The primary design concerns are settlement and bearing capacity. When considering settlement, both total settlement and differential settlement are considered. Differential settlement occurs when one part of a foundation settles more than another part. This can cause problems to the structure the foundation is supporting. It is necessary that a foundation is not loaded beyond its bearing capacity or the foundation will "fail".

Foundations must also be designed to be economical, and sometimes to meet site constraints which limit the construction methods acceptable. For example, pile-driving in urbanized areas can create vibrations which annoy the occupants of nearby buildings and possibly cause cosmetic damage to nearby buildings.
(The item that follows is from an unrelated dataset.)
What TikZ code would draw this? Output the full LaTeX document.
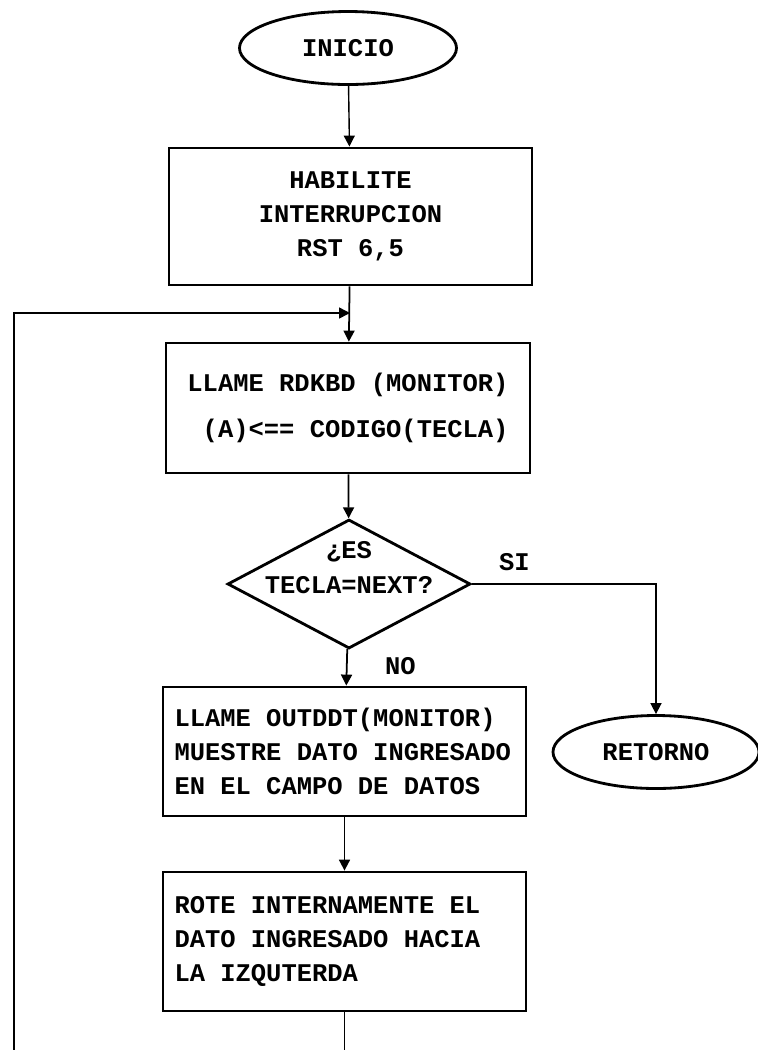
\documentclass[tikz,border=0pt]{standalone}
\usepackage{fontspec}
\setmonofont{Liberation Mono}[WordSpace={1,0,0}]
\usetikzlibrary{shapes.geometric,arrows.meta,positioning}

\begin{document}
\begin{tikzpicture}[
        txt/.style={font=\ttfamily\bfseries\fontsize{14.5}{19.5}\selectfont},
        term/.style={ellipse,draw,line width=1.6pt,txt,inner sep=0pt},
        proc/.style={rectangle,draw,line width=1.6pt,txt,inner sep=0pt,minimum width=7.26cm},
        leftproc/.style={proc,text width=6.8cm,align=left,execute at begin node={\spaceskip=0pt\xspaceskip=0pt\relax}},
        decision/.style={diamond,draw,line width=1.6pt,inner sep=0pt,minimum width=4.86cm,minimum height=2.58cm},
        flow/.style={line width=1pt,-{Triangle[length=2.2mm,width=2.2mm]}},
        wire/.style={line width=0.9pt}
    ]
        \useasboundingbox (0,0) rectangle (15.16,-21);
        % nodes of the flow
        \node[term,minimum width=4.34cm,minimum height=1.46cm] (inicio) at (6.96,-0.96){INICIO};
        \node[proc,minimum height=2.74cm,align=center] (habilite) at (7.01,-4.33){HABILITE\\INTERRUPCION\\RST 6,5};
        \node[proc,minimum width=7.28cm,minimum height=2.6cm,align=right] (llame) at (6.96,-8.16){LLAME RDKBD (MONITOR)\\[6.5pt](A)<== CODIGO(TECLA)};
        \node[decision] (tecla) at (6.98,-11.68){};
        \node[txt,align=center] (pregunta) at ([yshift=0.33cm]tecla.center){¿ES\\TECLA=NEXT?};
        \node[leftproc,minimum height=2.58cm] (muestre) at (6.89,-15.03){LLAME OUTDDT(MONITOR)\\MUESTRE DATO INGRESADO\\EN EL CAMPO DE DATOS};
        \node[leftproc,minimum height=2.78cm] (rote) at (6.89,-18.83){ROTE INTERNAMENTE EL\\DATO INGRESADO HACIA\\LA IZQUTERDA};
        \node[term,minimum width=4.12cm,minimum height=1.46cm] (retorno) at (13.12,-15.04){RETORNO};
        % labels
        \node[txt,anchor=south west] (si) at ([shift={(0.42,0.14)}]tecla.east){SI};
        \node[txt,anchor=west] (no) at ([shift={(0.6,-0.33)}]tecla.south){NO};
        % connectors
        \coordinate (fondo) at (0.28,-21);
        \coordinate (entrada) at (7.0,-6.26);
        \draw[flow,line width=0.8pt] (inicio) -- (habilite);
        \draw[flow] (habilite) -- (llame);
        \draw[flow] (llame) -- (tecla);
        \draw[flow] (tecla) -- (muestre);
        \draw[flow] (muestre) -- (rote);
        \draw[flow,wire] (tecla.east) -| (retorno.north);
        \draw[wire] (rote.south) -- (rote.south |- fondo);
        \draw[flow,wire] (fondo) |- (entrada);
    \end{tikzpicture}
\end{document}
Other possible design considerations, depending on the site, include design for expansive soils, scour, frost heave, and permafrost conditions.

Changes in soil moisture can cause expansive clay to swell and shrink. This swelling can vary across the footing due to seasonal changes or the effects of vegetation removing moisture. The variation in swell can cause the soil to distort, cracking the structure over it. This is a particular problem for house footings in semi-arid climates such as South Australia, Southwestern US, Israel, and South Africa where wet winters are followed by hot dry summers.

Scour occurs when flowing water removes supporting soil from around a foundation, for example, at a pier supporting a bridge over a river. Foundations where scour conditions occur must be designed for the expected long-term configuration of the soil.

Frost heave occurs when water in the ground freezes to form ice lenses; foundations must either be embedded below the level at which frost heave occurs, or be designed to accommodate the movements of the frozen ground.

When structures are built in areas of permafrost, consideration must be given to the thermal effect the structure will have on the permafrost. Generally, the structure is designed in a way that tries to prevent the permafrost from melting.